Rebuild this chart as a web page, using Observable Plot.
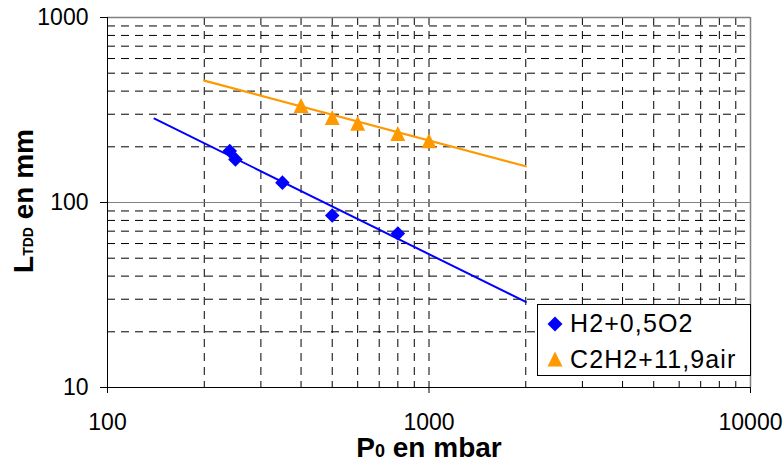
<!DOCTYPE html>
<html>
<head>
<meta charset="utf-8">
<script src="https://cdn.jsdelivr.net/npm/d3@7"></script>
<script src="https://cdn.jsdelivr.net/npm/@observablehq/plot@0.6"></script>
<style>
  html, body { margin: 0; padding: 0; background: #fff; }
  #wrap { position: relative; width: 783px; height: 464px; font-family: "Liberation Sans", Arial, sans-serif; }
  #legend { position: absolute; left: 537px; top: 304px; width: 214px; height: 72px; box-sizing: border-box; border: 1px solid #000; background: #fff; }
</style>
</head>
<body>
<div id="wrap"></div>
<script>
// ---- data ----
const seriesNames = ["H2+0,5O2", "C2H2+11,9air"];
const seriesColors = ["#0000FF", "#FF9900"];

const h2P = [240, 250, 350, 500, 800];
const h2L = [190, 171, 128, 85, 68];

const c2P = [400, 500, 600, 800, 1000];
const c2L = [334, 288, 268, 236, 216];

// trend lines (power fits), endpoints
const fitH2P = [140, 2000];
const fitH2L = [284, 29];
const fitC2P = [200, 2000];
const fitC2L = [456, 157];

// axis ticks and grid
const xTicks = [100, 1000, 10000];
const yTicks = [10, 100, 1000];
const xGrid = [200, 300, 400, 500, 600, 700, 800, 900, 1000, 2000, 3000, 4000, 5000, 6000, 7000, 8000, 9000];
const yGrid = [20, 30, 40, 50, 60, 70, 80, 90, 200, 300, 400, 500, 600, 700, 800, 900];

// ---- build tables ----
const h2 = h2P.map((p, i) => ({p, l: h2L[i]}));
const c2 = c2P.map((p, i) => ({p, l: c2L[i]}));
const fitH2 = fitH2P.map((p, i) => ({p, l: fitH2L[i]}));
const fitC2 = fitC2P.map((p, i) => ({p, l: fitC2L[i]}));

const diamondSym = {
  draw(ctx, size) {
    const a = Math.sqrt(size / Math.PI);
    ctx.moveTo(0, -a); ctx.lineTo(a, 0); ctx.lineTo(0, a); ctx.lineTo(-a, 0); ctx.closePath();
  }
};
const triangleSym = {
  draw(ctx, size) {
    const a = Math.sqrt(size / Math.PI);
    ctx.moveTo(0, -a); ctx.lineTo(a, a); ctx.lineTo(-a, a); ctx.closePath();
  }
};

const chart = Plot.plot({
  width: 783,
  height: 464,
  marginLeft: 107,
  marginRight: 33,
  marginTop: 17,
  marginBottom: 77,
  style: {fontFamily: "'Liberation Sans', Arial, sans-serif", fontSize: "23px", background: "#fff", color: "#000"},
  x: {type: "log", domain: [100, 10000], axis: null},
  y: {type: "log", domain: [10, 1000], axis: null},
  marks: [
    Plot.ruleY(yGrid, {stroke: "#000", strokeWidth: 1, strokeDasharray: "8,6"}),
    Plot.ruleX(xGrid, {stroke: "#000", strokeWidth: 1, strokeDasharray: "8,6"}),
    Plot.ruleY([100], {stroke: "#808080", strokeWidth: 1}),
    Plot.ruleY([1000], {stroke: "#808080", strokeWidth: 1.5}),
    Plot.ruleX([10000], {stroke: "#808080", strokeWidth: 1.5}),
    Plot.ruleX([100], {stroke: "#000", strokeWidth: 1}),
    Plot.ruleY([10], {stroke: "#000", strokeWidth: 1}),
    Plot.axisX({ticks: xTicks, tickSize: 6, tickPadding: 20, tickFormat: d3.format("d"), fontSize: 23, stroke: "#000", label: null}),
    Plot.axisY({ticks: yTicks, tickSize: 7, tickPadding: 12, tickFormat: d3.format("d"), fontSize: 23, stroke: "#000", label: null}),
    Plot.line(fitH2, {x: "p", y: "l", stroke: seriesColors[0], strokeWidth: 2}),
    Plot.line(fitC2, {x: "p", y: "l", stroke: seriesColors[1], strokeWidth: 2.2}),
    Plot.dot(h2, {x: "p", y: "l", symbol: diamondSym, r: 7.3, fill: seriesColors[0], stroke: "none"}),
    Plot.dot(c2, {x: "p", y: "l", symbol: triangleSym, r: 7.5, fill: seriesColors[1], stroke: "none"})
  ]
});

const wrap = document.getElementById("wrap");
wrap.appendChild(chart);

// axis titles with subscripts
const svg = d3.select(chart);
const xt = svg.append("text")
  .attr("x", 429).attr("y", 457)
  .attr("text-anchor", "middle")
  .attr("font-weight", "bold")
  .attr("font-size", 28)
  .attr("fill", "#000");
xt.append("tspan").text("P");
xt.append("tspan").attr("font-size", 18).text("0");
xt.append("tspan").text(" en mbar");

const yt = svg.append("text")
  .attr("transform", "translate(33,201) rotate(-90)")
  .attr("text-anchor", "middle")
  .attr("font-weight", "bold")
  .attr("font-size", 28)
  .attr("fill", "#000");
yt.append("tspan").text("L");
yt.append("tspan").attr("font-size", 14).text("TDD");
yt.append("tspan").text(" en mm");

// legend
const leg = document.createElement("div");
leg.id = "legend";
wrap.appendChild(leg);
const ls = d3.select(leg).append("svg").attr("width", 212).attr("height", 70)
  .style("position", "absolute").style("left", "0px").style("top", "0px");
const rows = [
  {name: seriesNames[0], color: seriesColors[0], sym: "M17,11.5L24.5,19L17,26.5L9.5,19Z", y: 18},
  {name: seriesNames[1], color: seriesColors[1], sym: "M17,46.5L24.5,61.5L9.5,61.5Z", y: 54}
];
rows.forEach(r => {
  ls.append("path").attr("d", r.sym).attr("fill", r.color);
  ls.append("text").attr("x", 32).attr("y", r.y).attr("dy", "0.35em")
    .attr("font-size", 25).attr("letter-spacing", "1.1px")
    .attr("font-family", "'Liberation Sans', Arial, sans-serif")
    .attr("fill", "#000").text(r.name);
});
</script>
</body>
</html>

========================

--- Task ---
Return only the lines running from the top of the data to the line that holds "const fitC2L = [456, 157];". Include both of those lines, but skip the pictures.

--- Expected answer ---
Rebuild this chart as a web page, using Observable Plot.
<!DOCTYPE html>
<html>
<head>
<meta charset="utf-8">
<script src="https://cdn.jsdelivr.net/npm/d3@7"></script>
<script src="https://cdn.jsdelivr.net/npm/@observablehq/plot@0.6"></script>
<style>
  html, body { margin: 0; padding: 0; background: #fff; }
  #wrap { position: relative; width: 783px; height: 464px; font-family: "Liberation Sans", Arial, sans-serif; }
  #legend { position: absolute; left: 537px; top: 304px; width: 214px; height: 72px; box-sizing: border-box; border: 1px solid #000; background: #fff; }
</style>
</head>
<body>
<div id="wrap"></div>
<script>
// ---- data ----
const seriesNames = ["H2+0,5O2", "C2H2+11,9air"];
const seriesColors = ["#0000FF", "#FF9900"];

const h2P = [240, 250, 350, 500, 800];
const h2L = [190, 171, 128, 85, 68];

const c2P = [400, 500, 600, 800, 1000];
const c2L = [334, 288, 268, 236, 216];

// trend lines (power fits), endpoints
const fitH2P = [140, 2000];
const fitH2L = [284, 29];
const fitC2P = [200, 2000];
const fitC2L = [456, 157];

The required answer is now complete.